Le second reproche est d'avoir cosigné une proposition de loi présentée comme favorable, voire comme un cadeau aux mutuelles, laissant ainsi planer le spectre de conflits d'intérêt. Rappelons d'abord que cette loi qui ne vise qu'à rétablir – incomplètement d'ailleurs – la possibilité de passer des conventions entre professionnels de santé et mutuelles avait pour but de restaurer l'équité entre les différentes familles de complémentaires après une décision de la Cour de Cassation de début 2010. Elle a d'abord fait l'objet d'une proposition signée par les républicains Bernard Accoyer et Jean-Pierre Door, par ailleurs tous les deux médecins, puis au Sénat par Jean-Pierre Fourcade avant d'être adoptée par la majorité socialiste. Difficile d'assimiler un tel texte à un cadeau qui serait le produit de conflits d'intérêt et d'un lobbying coupable. Le fait d'avoir eu une vie professionnelle avant d'être député doit-il interdire d'exercer son mandat sur les sujets que l'on connaît? Au moment où chacun critique la professionnalisation excessive de la vie politique, où chacun prône les bienfaits de candidats issus de la société civile, doit-on s'interdire de bénéficier de l'expérience acquise dans d'autres fonctions? Viendrait-il à l'esprit de quiconque de reprocher à Mme Sophie Cluzel d'avoir exercé des responsabilités dans les structures associatives du handicap avant d'être nommée Secrétaire d'Etat dans ce même domaine? Non, bien sûr, mais ce ne doit pas être dû au seul fait que le secteur du handicap n'est pas perçu comme un secteur dans lequel les intérêts économiques sont le principal moteur, mais tout simplement parce que l'expérience personnelle et militante de Mme Cluzel est un atout pour l'exercice de sa mission. Il faut éviter de faire de la prévention des conflits d'intérêt un tel carcan qu'il conduirait aussi à se priver de compétences !

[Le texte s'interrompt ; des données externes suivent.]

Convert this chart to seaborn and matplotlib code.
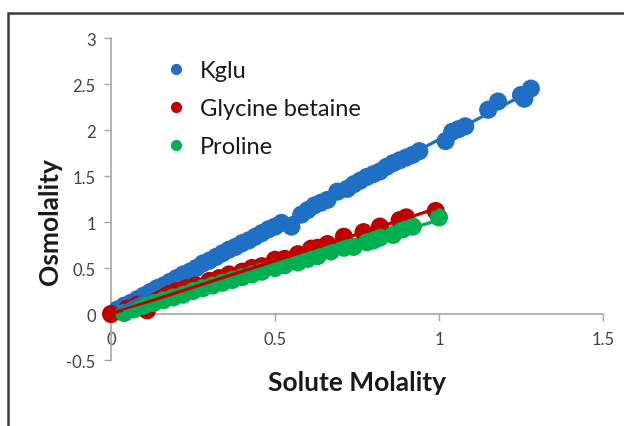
import matplotlib
matplotlib.use("Agg")
import matplotlib.pyplot as plt
from matplotlib.patches import Rectangle
import seaborn as sns
import pandas as pd

# ---- data ----
kglu_x = [0.02, 0.04, 0.06, 0.08, 0.10, 0.12, 0.14, 0.16, 0.18, 0.20, 0.22, 0.24, 0.26, 0.28,
          0.30, 0.32, 0.34, 0.36, 0.38, 0.40, 0.42, 0.44, 0.46, 0.48, 0.50, 0.52, 0.55, 0.58,
          0.60, 0.62, 0.64, 0.66, 0.69, 0.72, 0.74, 0.76, 0.78, 0.80, 0.82, 0.84, 0.86, 0.88,
          0.90, 0.92, 0.94, 1.02, 1.04, 1.06, 1.08, 1.15, 1.18, 1.25, 1.26, 1.28]
kglu_y = [0.05, 0.09, 0.12, 0.16, 0.20, 0.24, 0.28, 0.31, 0.35, 0.39, 0.43, 0.46, 0.50, 0.55,
          0.58, 0.62, 0.66, 0.70, 0.73, 0.77, 0.80, 0.84, 0.88, 0.92, 0.95, 0.99, 0.95, 1.08,
          1.13, 1.18, 1.21, 1.24, 1.33, 1.36, 1.41, 1.45, 1.49, 1.52, 1.55, 1.60, 1.64, 1.67,
          1.70, 1.73, 1.77, 1.88, 1.98, 2.01, 2.04, 2.22, 2.31, 2.38, 2.34, 2.45]

gb_x = [0.00, 0.05, 0.08, 0.11, 0.14, 0.17, 0.20, 0.23, 0.26, 0.30, 0.33, 0.36, 0.40, 0.43,
        0.46, 0.50, 0.53, 0.57, 0.61, 0.63, 0.66, 0.71, 0.77, 0.82, 0.88, 0.90, 0.99]
gb_y = [0.00, 0.06, 0.10, 0.04, 0.17, 0.22, 0.25, 0.28, 0.31, 0.36, 0.39, 0.43, 0.46, 0.50,
        0.52, 0.59, 0.60, 0.65, 0.71, 0.72, 0.76, 0.84, 0.89, 0.95, 1.02, 1.05, 1.12]

pro_x = [0.04, 0.07, 0.10, 0.13, 0.16, 0.19, 0.22, 0.25, 0.28, 0.31, 0.34, 0.37, 0.40, 0.43,
         0.46, 0.50, 0.53, 0.57, 0.60, 0.63, 0.67, 0.71, 0.74, 0.78, 0.80, 0.82, 0.86, 0.89,
         0.92, 1.00]
pro_y = [0.01, 0.05, 0.09, 0.12, 0.15, 0.18, 0.21, 0.25, 0.28, 0.31, 0.34, 0.37, 0.40, 0.43,
         0.46, 0.50, 0.53, 0.56, 0.60, 0.63, 0.68, 0.72, 0.73, 0.78, 0.80, 0.83, 0.86, 0.92,
         0.95, 1.05]

series_names = ["Kglu", "Glycine betaine", "Proline"]
series_colors = ["#1F6FC4", "#C00000", "#00B050"]

x_ticks = [0, 0.5, 1, 1.5]
x_tick_labels = ["0", "0.5", "1", "1.5"]
y_ticks = [-0.5, 0, 0.5, 1, 1.5, 2, 2.5, 3]
y_tick_labels = ["-0.5", "0", "0.5", "1", "1.5", "2", "2.5", "3"]

x_label = "Solute Molality"
y_label = "Osmolality"

# ---- plotting ----
sns.set_style("white")
plt.rcParams["font.family"] = ["Lato", "DejaVu Sans"]

fig = plt.figure(figsize=(6.24, 4.27), dpi=100)
ax = fig.add_axes([111 / 624, 1 - 361 / 427, 492 / 624, 322 / 427])

frames = []
for name, xs, ys in [(series_names[0], kglu_x, kglu_y),
                     (series_names[1], gb_x, gb_y),
                     (series_names[2], pro_x, pro_y)]:
    frames.append(pd.DataFrame({"x": xs, "y": ys, "series": name}))
df = pd.concat(frames, ignore_index=True)

sns.scatterplot(data=df, x="x", y="y", hue="series", hue_order=series_names,
                palette=series_colors, s=170, linewidth=0, alpha=1.0, ax=ax,
                zorder=3, legend=True, clip_on=False)

for name, col in zip(series_names, series_colors):
    sub = df[df["series"] == name]
    sns.regplot(data=sub, x="x", y="y", scatter=False, ci=None, ax=ax,
                line_kws=dict(color=col, lw=2.3, zorder=4), truncate=True)

ax.set_xlim(0, 1.5)
ax.set_ylim(-0.5, 3)
ax.set_xticks(x_ticks)
ax.set_xticklabels(x_tick_labels)
ax.set_yticks(y_ticks)
ax.set_yticklabels(y_tick_labels)

axis_gray = "#A6A6A6"
for s in ["top", "right"]:
    ax.spines[s].set_visible(False)
ax.spines["bottom"].set_position(("data", 0))
for s in ["left", "bottom"]:
    ax.spines[s].set_color(axis_gray)
    ax.spines[s].set_linewidth(1.2)

ax.tick_params(axis="both", direction="out", length=5, width=1.0, color=axis_gray,
               labelsize=12, labelcolor="#404040")
ax.tick_params(axis="y", pad=6, left=True)
ax.tick_params(axis="x", pad=7, bottom=True)

ax.set_xlabel("")
ax.set_ylabel("")
fig.text(357 / 624, 1 - 383 / 427, x_label, ha="center", va="center",
         fontsize=19, fontweight="bold", color="#1a1a1a")
fig.text(50 / 624, 1 - 222 / 427, y_label, ha="center", va="center", rotation=90,
         fontsize=19, fontweight="bold", color="#1a1a1a")

leg = ax.legend(title=None, frameon=False, loc="upper left",
                bbox_to_anchor=(0.065, 0.96), fontsize=17, markerscale=0.62,
                handletextpad=0.0, labelspacing=0.72, borderaxespad=0)
for t in leg.get_texts():
    t.set_color("#1a1a1a")

fig.add_artist(Rectangle((8 / 624, -0.2), 1.2, 0.2 + (1 - 14 / 427),
                         transform=fig.transFigure, fill=False,
                         ec="#3a3a3a", lw=1.8))

fig.savefig("out.png", dpi=100)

Le troisième reproche, avoir conservé une rémunération de la part de son ancien employeur après son élection, est le plus choquant à mes yeux sur un plan moral même s'il n'est pas répréhensible au regard des règles en vigueur et semble avoir été régulièrement déclaré à l'Assemblée Nationale. S'il est normal de (bien) rémunérer les élus la contrepartie est bien sûr de se consacrer totalement à ses mandats et d'abandonner toute autre activité. La nécessité parfois évoquée de maintenir ainsi un lien avec « la vraie vie » sera beaucoup mieux assurée par la limitation du nombre de mandats successifs que par le cumul d'activité, ce qui est prévu dans la loi qui doit venir en discussion devant le Parlement dans les prochains mois.

Face à une telle situation, deux lectures sont possibles, celle du droit et celle de la morale. Sur ce dernier plan, les élus mis en cause ressentent, ou feignent de ressentir, une forme d'injustice à leur encontre, persuadés que les écarts reprochés sont anodins ou véniels. Pourtant, bien des faits de moindre gravité conduisent à des sanctions, des condamnations, des licenciements pour le commun des mortels. La fonction d'élu doit-elle conduire à plus de mansuétude vis-à-vis des exigences morales? Non, au contraire même, l'exemplarité de la fonction impose davantage de devoirs encore. Pourtant le sentiment que le dévouement des élus, réel dans l'immense majorité des cas, peut justifier quelques écarts avec la morale allant parfois jusqu'à susciter un sentiment d'impunité semble de plus en plus fréquent. C'est d'une prise de conscience, d'un véritable changement de regard vis à vis de tels comportements dont nous avons besoin.

Le Premier ministre a raison de rappeler qu'il a « parfaitement conscience que des usages et des comportements passés qui ne sont pas illégaux mais qui ne sont plus acceptés aujourd'hui ne peuvent plus être tolérés ». Il ne faut en revanche accepter aucune ambiguïté sur le rôle de chacun. La presse doit être un contre-pouvoir et ne subir aucune entrave dans se actions d'investigation mais elle ne doit pas se substituer à la Justice. Il est tout aussi dangereux de laisser penser que c'est aux électeurs de juger comme cela a été trop souvent entendu. Le jugement est l'affaire de la Justice et d'elle seule.